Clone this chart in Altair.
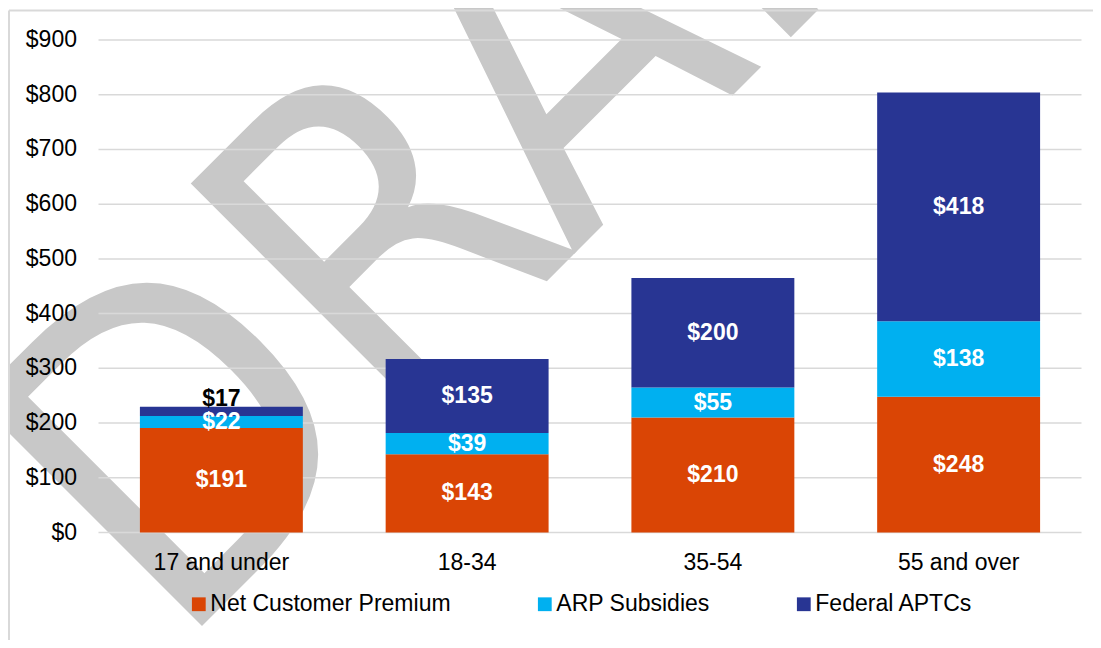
import altair as alt
import pandas as pd

# ---- data ----
categories = ["17 and under", "18-34", "35-54", "55 and over"]
series_names = ["Net Customer Premium", "ARP Subsidies", "Federal APTCs"]
net_premium = [191, 143, 210, 248]
arp_subsidies = [22, 39, 55, 138]
federal_aptcs = [17, 135, 200, 418]
y_ticks = [0, 100, 200, 300, 400, 500, 600, 700, 800, 900]
series_colors = ["#DA4505", "#00B0F0", "#283593"]
watermark_text = ["DRAFT"]

FONT = "Liberation Sans, Arial, Helvetica, sans-serif"
WM_FONT = "DejaVu Sans Condensed, DejaVu Sans, sans-serif"

rows = []
for i, cat in enumerate(categories):
    for j, (s, vals) in enumerate(zip(series_names, [net_premium, arp_subsidies, federal_aptcs])):
        rows.append({"age": cat, "series": s, "order": j, "value": vals[i]})
df = pd.DataFrame(rows)

base = (
    alt.Chart(df)
    .transform_stack(
        stack="value",
        groupby=["age"],
        sort=[alt.SortField("order", order="ascending")],
        as_=["y0", "y1"],
    )
    .transform_calculate(mid="(datum.y0 + datum.y1) / 2", label="'$' + datum.value")
)

x_scale = alt.Scale(domain=categories, paddingInner=0.337, paddingOuter=0.1685)
y_scale = alt.Scale(domain=[0, 900], nice=False, zero=True)

bars = base.mark_bar().encode(
    x=alt.X("age:N", sort=categories, scale=x_scale, axis=None),
    y=alt.Y("y0:Q", scale=y_scale, axis=None),
    y2="y1:Q",
    color=alt.Color(
        "series:N",
        scale=alt.Scale(domain=series_names, range=series_colors),
        legend=alt.Legend(
            title=None, orient="none", legendX=88.8, legendY=552.5,
            direction="horizontal", symbolType="square", symbolSize=190,
            symbolStrokeWidth=0, labelFontSize=23, labelFont=FONT,
            labelColor="#000000", labelOffset=0, columnPadding=82,
            padding=0, labelLimit=500,
        ),
    ),
)

labels_in = base.transform_filter("datum.value >= 20").mark_text(
    font=FONT, fontSize=23, fontWeight="bold", color="white", baseline="middle"
).encode(
    x=alt.X("age:N", sort=categories, scale=x_scale, axis=None),
    y=alt.Y("mid:Q", scale=y_scale, axis=None),
    text="label:N",
)

labels_above = base.transform_filter("datum.value < 20").mark_text(
    font=FONT, fontSize=23, fontWeight="bold", color="black",
    baseline="alphabetic", dy=-1,
).encode(
    x=alt.X("age:N", sort=categories, scale=x_scale, axis=None),
    y=alt.Y("y1:Q", scale=y_scale, axis=None),
    text="label:N",
)

# y tick labels and gridlines, from the tick list through the y scale
ticks_base = alt.Chart(pd.DataFrame({"tick": y_ticks})).transform_calculate(
    lbl="'$' + datum.tick"
)
grid = ticks_base.mark_rule(color="#d9d9d9", strokeWidth=1.5).encode(
    y=alt.Y("tick:Q", scale=y_scale, axis=None)
)
y_labels = ticks_base.mark_text(
    align="right", baseline="middle", font=FONT, fontSize=23, color="#000000"
).encode(
    x=alt.value(-21.5),
    y=alt.Y("tick:Q", scale=y_scale, axis=None),
    text="lbl:N",
)

# category labels, from the category list through the x scale
x_labels = alt.Chart(pd.DataFrame({"age": categories})).mark_text(
    align="center", baseline="alphabetic", font=FONT, fontSize=23, color="#000000"
).encode(
    x=alt.X("age:N", sort=categories, scale=x_scale, axis=None),
    y=alt.value(530),
    text="age:N",
)

# chart-area frame (only the left and top edges fall inside the picture)
one = pd.DataFrame({"f": [0]})
frame_left = alt.Chart(one).mark_rule(color="#d9d9d9", strokeWidth=2).encode(
    x=alt.value(-89.5), y=alt.value(-29.5), y2=alt.value(2000)
)
frame_top = alt.Chart(one).mark_rule(color="#d9d9d9", strokeWidth=2).encode(
    x=alt.value(-89.5), x2=alt.value(2000), y=alt.value(-29.5)
)

watermark = alt.Chart(pd.DataFrame({"t": watermark_text})).mark_text(
    font=WM_FONT, fontSize=440, color="#c8c8c8", angle=315,
    align="left", baseline="alphabetic",
).encode(text="t:N", x=alt.value(76), y=alt.value(613.5))

chart = (
    alt.layer(
        watermark, frame_left, frame_top, grid, y_labels, x_labels,
        bars, labels_in, labels_above,
    )
    .properties(
        width=983,
        height=492.5,
        padding={"left": 90.5, "top": 32, "right": 11.5, "bottom": 107.5},
        autosize=alt.AutoSizeParams(type="none"),
        background="white",
    )
    .configure_view(strokeWidth=0)
)

chart.save("out.html", embed_options={"renderer": "svg", "actions": False})
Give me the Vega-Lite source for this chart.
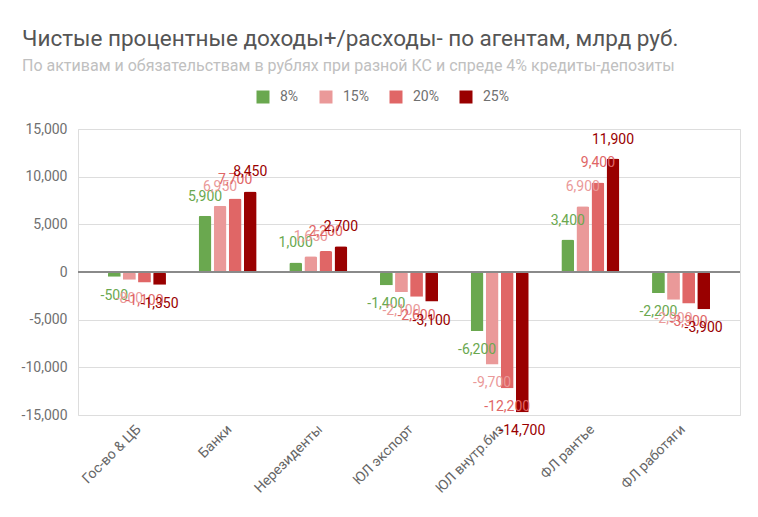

________________

The lines from the start of the data through the line that contains "import pandas as pd" are to be returned exactly, please, with both ends included and every picture left out.

Clone this chart in Altair.
import altair as alt
import pandas as pd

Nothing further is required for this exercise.